WASHINGTON, DC, February 14, 2013 ― Early in his response to President Obama’s State of the Union address, Senator Marco Rubio drew a bright line of demarcation between himself and the president: “America is exceptional because we believe that every life, at every stage, is precious, and that everyone everywhere has a God-given right to go as far as their talents and hard work will take them.”
With this he encapsulated the wide gulf that exists between our founding principles and our president’s vision of a transformed America. While Rubio believes that America is exceptional, everything Obama says proclaims a vision of America that is wrong, arrogant, and selfish—a country and culture that deserves knocking down a few pegs.
With Rubio, “we” does not mean government or a collective. He speaks of the individual opportunity that made America the birthplace of freedom and prosperity for an entire world. Rubio is a child of immigrants; his father worked as a bartender while his mother worked as a cashier and as a maid. His personal story explodes the liberal myth that “the real opportunity to accomplish” dreams only comes from undeserved wealth or the government.
Rubio reminds us that America’s foundation rests on the principle that life, liberty, and the pursuit of happiness are intrinsic human rights bestowed by God, not by the government. While Rubio speaks of a “God-given right to go as far” as talent and hard work will take you, Obama again proposes higher taxes “for the well-off and well-connected.”

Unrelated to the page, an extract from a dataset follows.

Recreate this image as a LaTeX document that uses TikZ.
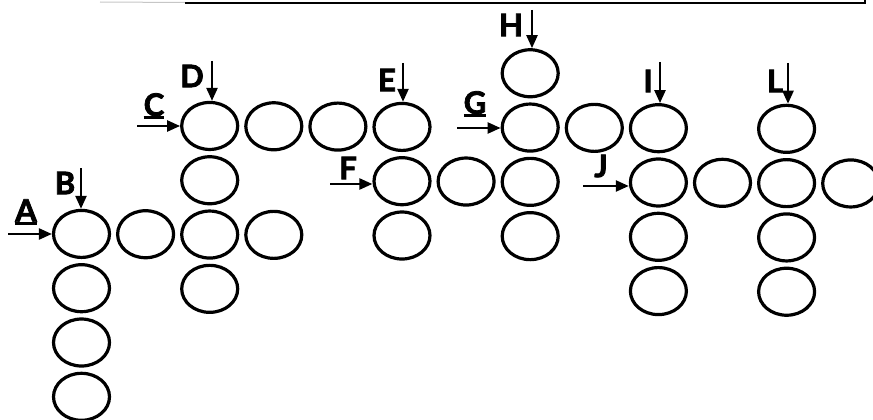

It never dawns on this president that well-off is the American dream, and it is achieved by hard work and talent. Obama believes that “fair” means no one should ever rise above the middle class, and self-anointed visionaries like him should define that cap.
Obama has run trillion-dollar deficits, and still he demagogues spending cuts as “asking nothing more from the wealthiest and most powerful.” He should remember the words of Abraham Lincoln:
“The strongest bond of human sympathy, outside of the family relation, should be one uniting all working people, of all nations, and tongues, and kindreds. Nor should this lead to a war upon property, or the owners of property. Property is the fruit of labor; property is desirable; is a positive good in the world. That some should be rich shows that others may become rich, and hence is just encouragement to industry and enterprise.”
Obama says that “our most fundamental right as citizens” is the right to vote. But when he talks of citizens, all he means are voting units of yet-to-be determined value to him and his administration.
Compare this to Rubio’s belief that “every life, at every stage, is precious.”
We can debate everything else, but if we as citizens don’t first have the God-given right to life, there are no other rights that have any meaning at all. And that is the starkest of differences.